[BEGIN Dataset extract]
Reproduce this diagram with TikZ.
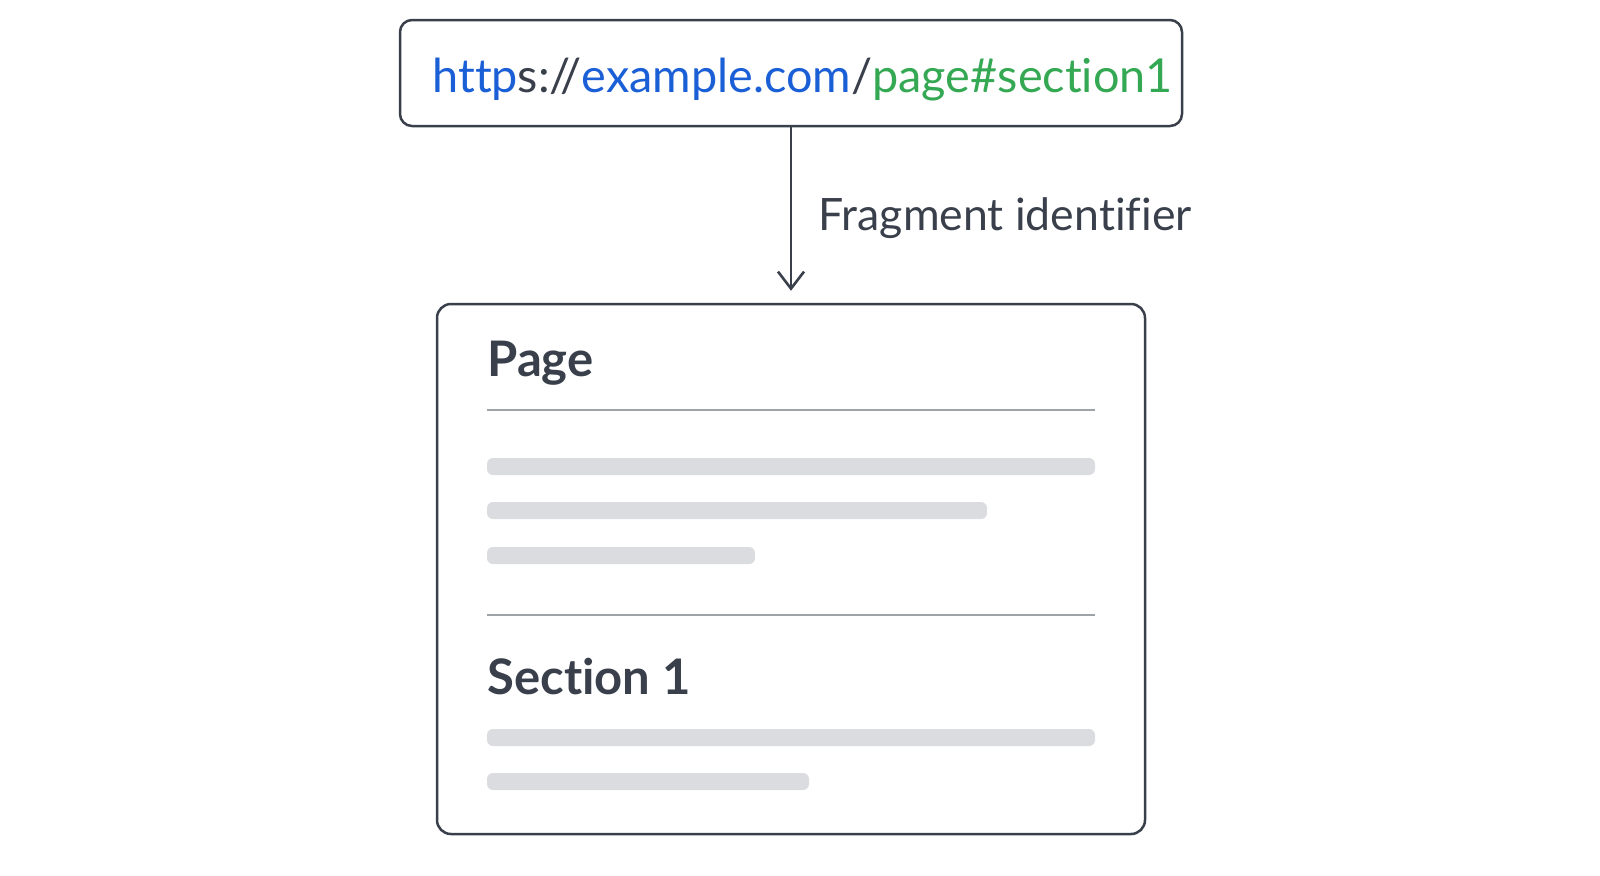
\documentclass[tikz,border=0pt]{standalone}
\usepackage{fontspec}
\setmainfont{Lato}[RawFeature={-liga;-dlig;-clig}]
\usetikzlibrary{positioning,arrows.meta}
\definecolor{ink}{HTML}{3A404B}
\definecolor{urlblue}{HTML}{1A5FD6}
\definecolor{urlgreen}{HTML}{34A853}
\definecolor{rulegray}{HTML}{9EA3A9}
\definecolor{bargray}{HTML}{DADCDF}

\begin{document}
\begin{tikzpicture}[x=0.5pt,y=-0.5pt,
    box/.style={draw=ink, line width=1.25pt, rounded corners=6pt, inner sep=0pt},
    bar/.style={fill=bargray, rounded corners=3pt},
    sep/.style={draw=rulegray, line width=1.2pt}]
   \useasboundingbox (0,0) rectangle (1600,875);
   % address bar
   \node[box, minimum width=391pt, minimum height=53pt] (url) at (791,73) {};
   \node[anchor=base west, inner sep=0pt, font=\fontsize{23.4}{23.4}\selectfont] (addr) at (432,92)
     {\textcolor{urlblue}{http}\textcolor{ink}{s://}\textcolor{urlblue}{example.com}\textcolor{ink}{/}\textcolor{urlgreen}{page\#section1}};
   % the page
   \node[box, rounded corners=7pt, minimum width=354pt, minimum height=265pt] (page) at (791,569) {};
   \draw[ink, line width=1.3pt, -{Straight Barb[length=8.5pt,width=13pt]}, shorten >=6pt] (url) -- (page);
   \node[anchor=base west, inner sep=0pt, text=ink, font=\fontsize{22.3}{22.3}\selectfont] (frag) at (818,230) {Fragment identifier};
   \node[anchor=base west, inner sep=0pt, text=ink, font=\fontsize{24.5}{24.5}\selectfont\bfseries] (ptitle) at (487,376) {Page};
   \node[anchor=base west, inner sep=0pt, text=ink, font=\fontsize{24.5}{24.5}\selectfont\bfseries] (stitle) at (487,694) {Section 1};
   \draw[sep] (487,410) -- (1095,410);
   \draw[sep] (487,615) -- (1095,615);
   \foreach \y/\xe in {458/1095, 502/987, 547/755, 729/1095, 773/809}
     \fill[bar] (487,\y) rectangle (\xe,\y+17);
\end{tikzpicture}
\end{document}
[END Dataset extract]
Written request: Leave the images out, please, and restate each line word for word.

Answer to this task:
Reproduce this diagram with TikZ.
\documentclass[tikz,border=0pt]{standalone}
\usepackage{fontspec}
\setmainfont{Lato}[RawFeature={-liga;-dlig;-clig}]
\usetikzlibrary{positioning,arrows.meta}
\definecolor{ink}{HTML}{3A404B}
\definecolor{urlblue}{HTML}{1A5FD6}
\definecolor{urlgreen}{HTML}{34A853}
\definecolor{rulegray}{HTML}{9EA3A9}
\definecolor{bargray}{HTML}{DADCDF}

\begin{document}
\begin{tikzpicture}[x=0.5pt,y=-0.5pt,
    box/.style={draw=ink, line width=1.25pt, rounded corners=6pt, inner sep=0pt},
    bar/.style={fill=bargray, rounded corners=3pt},
    sep/.style={draw=rulegray, line width=1.2pt}]
   \useasboundingbox (0,0) rectangle (1600,875);
   % address bar
   \node[box, minimum width=391pt, minimum height=53pt] (url) at (791,73) {};
   \node[anchor=base west, inner sep=0pt, font=\fontsize{23.4}{23.4}\selectfont] (addr) at (432,92)
     {\textcolor{urlblue}{http}\textcolor{ink}{s://}\textcolor{urlblue}{example.com}\textcolor{ink}{/}\textcolor{urlgreen}{page\#section1}};
   % the page
   \node[box, rounded corners=7pt, minimum width=354pt, minimum height=265pt] (page) at (791,569) {};
   \draw[ink, line width=1.3pt, -{Straight Barb[length=8.5pt,width=13pt]}, shorten >=6pt] (url) -- (page);
   \node[anchor=base west, inner sep=0pt, text=ink, font=\fontsize{22.3}{22.3}\selectfont] (frag) at (818,230) {Fragment identifier};
   \node[anchor=base west, inner sep=0pt, text=ink, font=\fontsize{24.5}{24.5}\selectfont\bfseries] (ptitle) at (487,376) {Page};
   \node[anchor=base west, inner sep=0pt, text=ink, font=\fontsize{24.5}{24.5}\selectfont\bfseries] (stitle) at (487,694) {Section 1};
   \draw[sep] (487,410) -- (1095,410);
   \draw[sep] (487,615) -- (1095,615);
   \foreach \y/\xe in {458/1095, 502/987, 547/755, 729/1095, 773/809}
     \fill[bar] (487,\y) rectangle (\xe,\y+17);
\end{tikzpicture}
\end{document}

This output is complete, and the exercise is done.